Chinese Catholic priest (1933–2025)

Placidus Pei Ronggui (裴荣贵; 1933 – 6 September 2025) was a Chinese Catholic priest and coadjutor bishop of the Diocese of Luoyang. In the 1980s, he was detained for four years for his work with the underground church, rejecting participation with the Chinese Catholic Patriotic Association.

== Biography ==
Pei was born in 1933, and was initially involved in the Legio Mariae and preached in the area around Tianjin. In 1950, he was sentenced to 15 years in prison as a "counter-revolutionary", which he served in a prison in Shijiazhuang. Later, he settled in Youtong Village, Hebei Province.

He joined the Trappist religious community and was ordained a priest in 1981. He held Mass in Youtong underground. In July 1989, he was arrested and sentenced to five years in prison for "disturbing social order". In March 1993, he was released on parole. In the following year, he was arrested several times for a short time and remained under police surveillance.

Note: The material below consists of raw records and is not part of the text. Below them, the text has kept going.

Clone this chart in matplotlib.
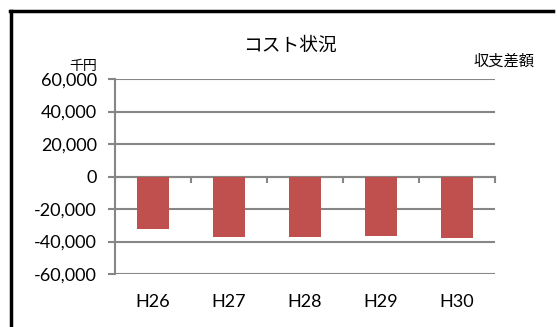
import matplotlib
matplotlib.use('Agg')
import matplotlib.pyplot as plt
from matplotlib.lines import Line2D
import numpy as np

categories = ['H26', 'H27', 'H28', 'H29', 'H30']
balance = [-32300, -37000, -37000, -36400, -37700]
yticks = [-60000, -40000, -20000, 0, 20000, 40000, 60000]

plt.rcParams['font.family'] = ['Lato', 'Noto Sans CJK JP', 'DejaVu Sans']
jp = ['Noto Sans CJK JP', 'DejaVu Sans']
grid_c = '#868686'

fig = plt.figure(figsize=(5.57, 3.27), dpi=100)
ax = fig.add_axes([115 / 557, 1 - 274 / 327, 380 / 557, 195 / 327])

x = np.arange(len(categories))
ax.bar(x, balance, width=0.41, color='#C0504D', zorder=3)

ax.set_xlim(-0.5, len(categories) - 0.5)
ax.set_ylim(-60000, 60000)
ax.set_yticks(yticks)
ax.set_yticklabels([f'{v:,}' for v in yticks], fontsize=13)
for v in yticks:
    ax.axhline(v, color=grid_c, lw=1.5, zorder=1)

# x軸は0の位置、区切りに目盛り
ax.spines['bottom'].set_position(('data', 0))
ax.spines['bottom'].set_color(grid_c)
ax.spines['bottom'].set_linewidth(1.5)
ax.spines['left'].set_color(grid_c)
ax.spines['left'].set_linewidth(1.5)
ax.spines['top'].set_visible(False)
ax.spines['right'].set_visible(False)
ax.set_xticks(np.arange(len(categories) + 1) - 0.5)
ax.set_xticklabels([])
ax.tick_params(axis='x', direction='out', length=4.3, width=1.5, color=grid_c)
ax.tick_params(axis='y', direction='out', length=5, width=1.5, color=grid_c, pad=8)

for i, c in enumerate(categories):
    ax.annotate(c, xy=(i, 0), xycoords=('data', 'axes fraction'),
                xytext=(0, -20), textcoords='offset points',
                ha='center', va='center', fontsize=13)

fig.text(290 / 557, 1 - 45 / 327, 'コスト状況', ha='center', va='center',
         fontsize=13.5, family=jp)
fig.text(83 / 557, 1 - 66 / 327, '千円', ha='center', va='center',
         fontsize=10, family=jp)
fig.text(504 / 557, 1 - 61 / 327, '収支差額', ha='center', va='center',
         fontsize=11, family=jp)

# 枠線（上と左のみ）
fig.add_artist(Line2D([10 / 557, 553 / 557], [1 - 10.5 / 327, 1 - 10.5 / 327],
                      color='black', lw=2.5, transform=fig.transFigure))
fig.add_artist(Line2D([10.5 / 557, 10.5 / 557], [0, 1 - 10.5 / 327],
                      color='black', lw=2.5, transform=fig.transFigure))

fig.savefig('out.png', dpi=100, facecolor='white')
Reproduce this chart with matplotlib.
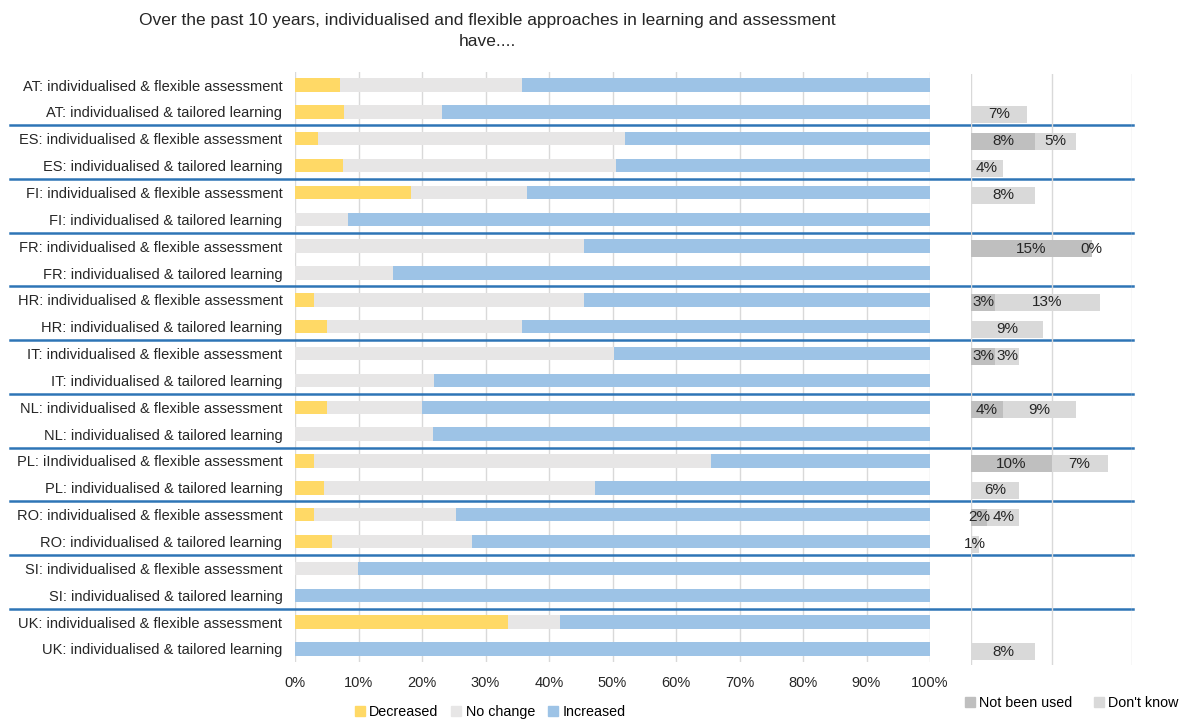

On 14 October 2003, Peter Li Hongye, Bishop of Luoyang, consecrated him Coadjutor Bishop of Luoyang. However, after a short stay in Luoyang, Ronggui was escorted to Hebei by the police and prevented from returning to Luoyang. He rejected joining the Chinese Catholic Patriotic Association, which was suggested to him. He retired in 2011.

Pei lived his last years in his home village, where he continued to hear confessions. He died on 6 September 2025, aged 92.